● **Data excerpt**
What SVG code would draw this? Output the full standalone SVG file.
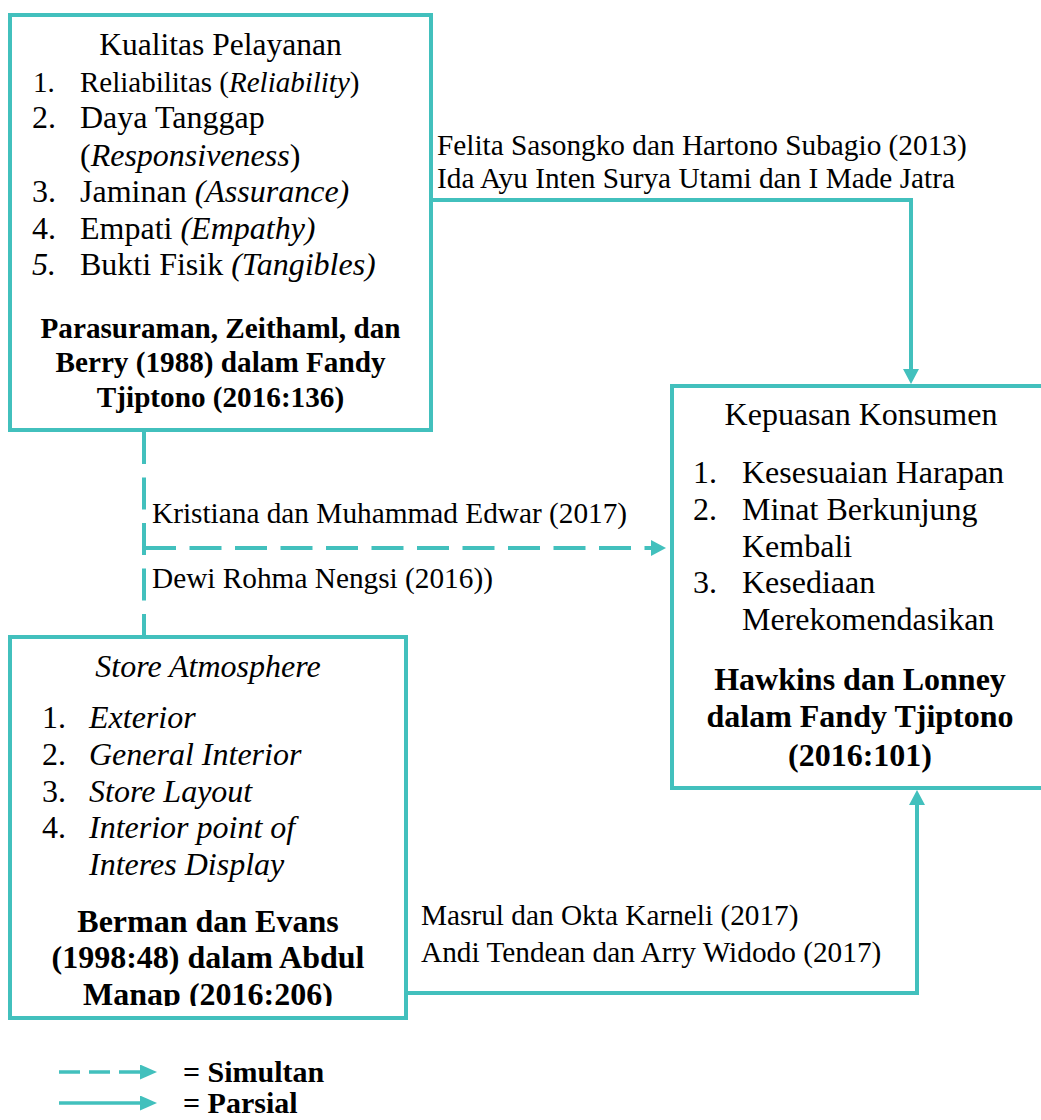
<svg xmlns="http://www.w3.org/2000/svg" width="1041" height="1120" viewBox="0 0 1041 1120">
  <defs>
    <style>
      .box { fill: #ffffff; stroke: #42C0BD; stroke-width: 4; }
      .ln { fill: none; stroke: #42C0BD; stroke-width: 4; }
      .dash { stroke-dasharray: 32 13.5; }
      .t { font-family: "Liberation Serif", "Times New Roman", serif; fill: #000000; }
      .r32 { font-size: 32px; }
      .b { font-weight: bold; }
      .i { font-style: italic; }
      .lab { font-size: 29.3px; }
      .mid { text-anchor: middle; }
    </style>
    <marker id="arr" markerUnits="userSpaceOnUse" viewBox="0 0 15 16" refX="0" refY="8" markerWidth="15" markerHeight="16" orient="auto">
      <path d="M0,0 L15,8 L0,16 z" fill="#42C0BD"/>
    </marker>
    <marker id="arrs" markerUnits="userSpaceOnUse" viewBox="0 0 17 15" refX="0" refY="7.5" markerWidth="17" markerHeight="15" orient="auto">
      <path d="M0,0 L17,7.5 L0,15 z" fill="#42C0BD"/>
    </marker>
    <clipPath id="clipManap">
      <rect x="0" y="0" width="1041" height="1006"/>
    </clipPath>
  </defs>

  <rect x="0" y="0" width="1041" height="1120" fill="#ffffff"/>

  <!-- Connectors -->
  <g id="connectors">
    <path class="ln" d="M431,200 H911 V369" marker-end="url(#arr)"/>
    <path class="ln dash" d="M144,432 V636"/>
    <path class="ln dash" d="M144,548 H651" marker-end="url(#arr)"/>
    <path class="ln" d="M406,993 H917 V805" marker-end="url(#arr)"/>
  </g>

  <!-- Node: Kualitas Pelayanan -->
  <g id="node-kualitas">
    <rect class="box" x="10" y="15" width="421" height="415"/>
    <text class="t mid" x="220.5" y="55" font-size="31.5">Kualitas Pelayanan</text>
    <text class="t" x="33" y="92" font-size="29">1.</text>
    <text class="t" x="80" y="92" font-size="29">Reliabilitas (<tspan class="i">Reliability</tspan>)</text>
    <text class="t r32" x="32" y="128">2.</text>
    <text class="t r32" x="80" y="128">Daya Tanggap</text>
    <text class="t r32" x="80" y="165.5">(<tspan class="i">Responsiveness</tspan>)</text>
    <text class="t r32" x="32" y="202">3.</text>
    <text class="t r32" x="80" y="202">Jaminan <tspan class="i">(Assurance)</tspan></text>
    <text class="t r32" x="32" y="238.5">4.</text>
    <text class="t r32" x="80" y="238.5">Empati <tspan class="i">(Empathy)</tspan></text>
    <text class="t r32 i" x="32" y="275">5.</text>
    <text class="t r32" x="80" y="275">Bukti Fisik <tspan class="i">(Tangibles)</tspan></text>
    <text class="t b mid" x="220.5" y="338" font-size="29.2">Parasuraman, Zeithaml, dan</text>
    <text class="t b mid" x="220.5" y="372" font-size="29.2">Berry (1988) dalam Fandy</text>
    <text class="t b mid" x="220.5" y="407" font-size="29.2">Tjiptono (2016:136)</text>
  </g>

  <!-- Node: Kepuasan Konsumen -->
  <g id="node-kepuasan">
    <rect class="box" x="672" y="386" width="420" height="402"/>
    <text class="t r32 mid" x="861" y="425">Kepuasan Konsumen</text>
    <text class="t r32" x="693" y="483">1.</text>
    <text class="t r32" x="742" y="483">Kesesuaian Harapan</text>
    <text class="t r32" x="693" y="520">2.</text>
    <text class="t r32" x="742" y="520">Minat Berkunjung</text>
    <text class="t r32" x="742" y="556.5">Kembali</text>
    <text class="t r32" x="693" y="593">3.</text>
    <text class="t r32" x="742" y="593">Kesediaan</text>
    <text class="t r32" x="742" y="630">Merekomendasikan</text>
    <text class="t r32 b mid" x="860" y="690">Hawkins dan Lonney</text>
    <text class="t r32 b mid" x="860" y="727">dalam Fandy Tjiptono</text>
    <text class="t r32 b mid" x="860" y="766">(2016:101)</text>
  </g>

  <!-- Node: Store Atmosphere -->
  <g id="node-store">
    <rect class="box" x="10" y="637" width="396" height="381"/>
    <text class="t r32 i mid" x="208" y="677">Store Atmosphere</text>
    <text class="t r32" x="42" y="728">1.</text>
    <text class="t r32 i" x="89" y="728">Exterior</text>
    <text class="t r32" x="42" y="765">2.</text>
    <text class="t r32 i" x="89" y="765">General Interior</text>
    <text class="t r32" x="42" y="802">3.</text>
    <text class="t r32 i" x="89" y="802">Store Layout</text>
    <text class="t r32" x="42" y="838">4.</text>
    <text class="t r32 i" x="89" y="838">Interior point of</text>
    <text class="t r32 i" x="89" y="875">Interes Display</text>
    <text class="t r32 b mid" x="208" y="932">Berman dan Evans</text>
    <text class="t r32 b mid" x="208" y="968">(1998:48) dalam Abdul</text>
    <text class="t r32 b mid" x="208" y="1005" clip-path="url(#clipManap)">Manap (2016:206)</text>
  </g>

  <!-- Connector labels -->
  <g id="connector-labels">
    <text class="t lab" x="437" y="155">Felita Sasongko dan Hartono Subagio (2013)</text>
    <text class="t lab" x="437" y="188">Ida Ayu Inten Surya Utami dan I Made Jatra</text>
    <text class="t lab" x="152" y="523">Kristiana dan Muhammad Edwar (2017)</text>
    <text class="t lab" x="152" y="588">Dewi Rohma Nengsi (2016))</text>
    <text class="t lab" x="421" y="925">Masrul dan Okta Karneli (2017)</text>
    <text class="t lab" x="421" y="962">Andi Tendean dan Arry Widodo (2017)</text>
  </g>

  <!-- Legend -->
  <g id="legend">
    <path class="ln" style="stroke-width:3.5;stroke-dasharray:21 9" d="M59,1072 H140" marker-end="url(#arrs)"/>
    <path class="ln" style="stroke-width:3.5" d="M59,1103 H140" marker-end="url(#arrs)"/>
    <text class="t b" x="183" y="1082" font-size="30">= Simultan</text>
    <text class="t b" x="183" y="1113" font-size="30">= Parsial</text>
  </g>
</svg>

● **To be done**
All of the data needs repeating exactly, but the pictures do not.

● **Response**
What SVG code would draw this? Output the full standalone SVG file.
<svg xmlns="http://www.w3.org/2000/svg" width="1041" height="1120" viewBox="0 0 1041 1120">
  <defs>
    <style>
      .box { fill: #ffffff; stroke: #42C0BD; stroke-width: 4; }
      .ln { fill: none; stroke: #42C0BD; stroke-width: 4; }
      .dash { stroke-dasharray: 32 13.5; }
      .t { font-family: "Liberation Serif", "Times New Roman", serif; fill: #000000; }
      .r32 { font-size: 32px; }
      .b { font-weight: bold; }
      .i { font-style: italic; }
      .lab { font-size: 29.3px; }
      .mid { text-anchor: middle; }
    </style>
    <marker id="arr" markerUnits="userSpaceOnUse" viewBox="0 0 15 16" refX="0" refY="8" markerWidth="15" markerHeight="16" orient="auto">
      <path d="M0,0 L15,8 L0,16 z" fill="#42C0BD"/>
    </marker>
    <marker id="arrs" markerUnits="userSpaceOnUse" viewBox="0 0 17 15" refX="0" refY="7.5" markerWidth="17" markerHeight="15" orient="auto">
      <path d="M0,0 L17,7.5 L0,15 z" fill="#42C0BD"/>
    </marker>
    <clipPath id="clipManap">
      <rect x="0" y="0" width="1041" height="1006"/>
    </clipPath>
  </defs>

  <rect x="0" y="0" width="1041" height="1120" fill="#ffffff"/>

  <!-- Connectors -->
  <g id="connectors">
    <path class="ln" d="M431,200 H911 V369" marker-end="url(#arr)"/>
    <path class="ln dash" d="M144,432 V636"/>
    <path class="ln dash" d="M144,548 H651" marker-end="url(#arr)"/>
    <path class="ln" d="M406,993 H917 V805" marker-end="url(#arr)"/>
  </g>

  <!-- Node: Kualitas Pelayanan -->
  <g id="node-kualitas">
    <rect class="box" x="10" y="15" width="421" height="415"/>
    <text class="t mid" x="220.5" y="55" font-size="31.5">Kualitas Pelayanan</text>
    <text class="t" x="33" y="92" font-size="29">1.</text>
    <text class="t" x="80" y="92" font-size="29">Reliabilitas (<tspan class="i">Reliability</tspan>)</text>
    <text class="t r32" x="32" y="128">2.</text>
    <text class="t r32" x="80" y="128">Daya Tanggap</text>
    <text class="t r32" x="80" y="165.5">(<tspan class="i">Responsiveness</tspan>)</text>
    <text class="t r32" x="32" y="202">3.</text>
    <text class="t r32" x="80" y="202">Jaminan <tspan class="i">(Assurance)</tspan></text>
    <text class="t r32" x="32" y="238.5">4.</text>
    <text class="t r32" x="80" y="238.5">Empati <tspan class="i">(Empathy)</tspan></text>
    <text class="t r32 i" x="32" y="275">5.</text>
    <text class="t r32" x="80" y="275">Bukti Fisik <tspan class="i">(Tangibles)</tspan></text>
    <text class="t b mid" x="220.5" y="338" font-size="29.2">Parasuraman, Zeithaml, dan</text>
    <text class="t b mid" x="220.5" y="372" font-size="29.2">Berry (1988) dalam Fandy</text>
    <text class="t b mid" x="220.5" y="407" font-size="29.2">Tjiptono (2016:136)</text>
  </g>

  <!-- Node: Kepuasan Konsumen -->
  <g id="node-kepuasan">
    <rect class="box" x="672" y="386" width="420" height="402"/>
    <text class="t r32 mid" x="861" y="425">Kepuasan Konsumen</text>
    <text class="t r32" x="693" y="483">1.</text>
    <text class="t r32" x="742" y="483">Kesesuaian Harapan</text>
    <text class="t r32" x="693" y="520">2.</text>
    <text class="t r32" x="742" y="520">Minat Berkunjung</text>
    <text class="t r32" x="742" y="556.5">Kembali</text>
    <text class="t r32" x="693" y="593">3.</text>
    <text class="t r32" x="742" y="593">Kesediaan</text>
    <text class="t r32" x="742" y="630">Merekomendasikan</text>
    <text class="t r32 b mid" x="860" y="690">Hawkins dan Lonney</text>
    <text class="t r32 b mid" x="860" y="727">dalam Fandy Tjiptono</text>
    <text class="t r32 b mid" x="860" y="766">(2016:101)</text>
  </g>

  <!-- Node: Store Atmosphere -->
  <g id="node-store">
    <rect class="box" x="10" y="637" width="396" height="381"/>
    <text class="t r32 i mid" x="208" y="677">Store Atmosphere</text>
    <text class="t r32" x="42" y="728">1.</text>
    <text class="t r32 i" x="89" y="728">Exterior</text>
    <text class="t r32" x="42" y="765">2.</text>
    <text class="t r32 i" x="89" y="765">General Interior</text>
    <text class="t r32" x="42" y="802">3.</text>
    <text class="t r32 i" x="89" y="802">Store Layout</text>
    <text class="t r32" x="42" y="838">4.</text>
    <text class="t r32 i" x="89" y="838">Interior point of</text>
    <text class="t r32 i" x="89" y="875">Interes Display</text>
    <text class="t r32 b mid" x="208" y="932">Berman dan Evans</text>
    <text class="t r32 b mid" x="208" y="968">(1998:48) dalam Abdul</text>
    <text class="t r32 b mid" x="208" y="1005" clip-path="url(#clipManap)">Manap (2016:206)</text>
  </g>

  <!-- Connector labels -->
  <g id="connector-labels">
    <text class="t lab" x="437" y="155">Felita Sasongko dan Hartono Subagio (2013)</text>
    <text class="t lab" x="437" y="188">Ida Ayu Inten Surya Utami dan I Made Jatra</text>
    <text class="t lab" x="152" y="523">Kristiana dan Muhammad Edwar (2017)</text>
    <text class="t lab" x="152" y="588">Dewi Rohma Nengsi (2016))</text>
    <text class="t lab" x="421" y="925">Masrul dan Okta Karneli (2017)</text>
    <text class="t lab" x="421" y="962">Andi Tendean dan Arry Widodo (2017)</text>
  </g>

  <!-- Legend -->
  <g id="legend">
    <path class="ln" style="stroke-width:3.5;stroke-dasharray:21 9" d="M59,1072 H140" marker-end="url(#arrs)"/>
    <path class="ln" style="stroke-width:3.5" d="M59,1103 H140" marker-end="url(#arrs)"/>
    <text class="t b" x="183" y="1082" font-size="30">= Simultan</text>
    <text class="t b" x="183" y="1113" font-size="30">= Parsial</text>
  </g>
</svg>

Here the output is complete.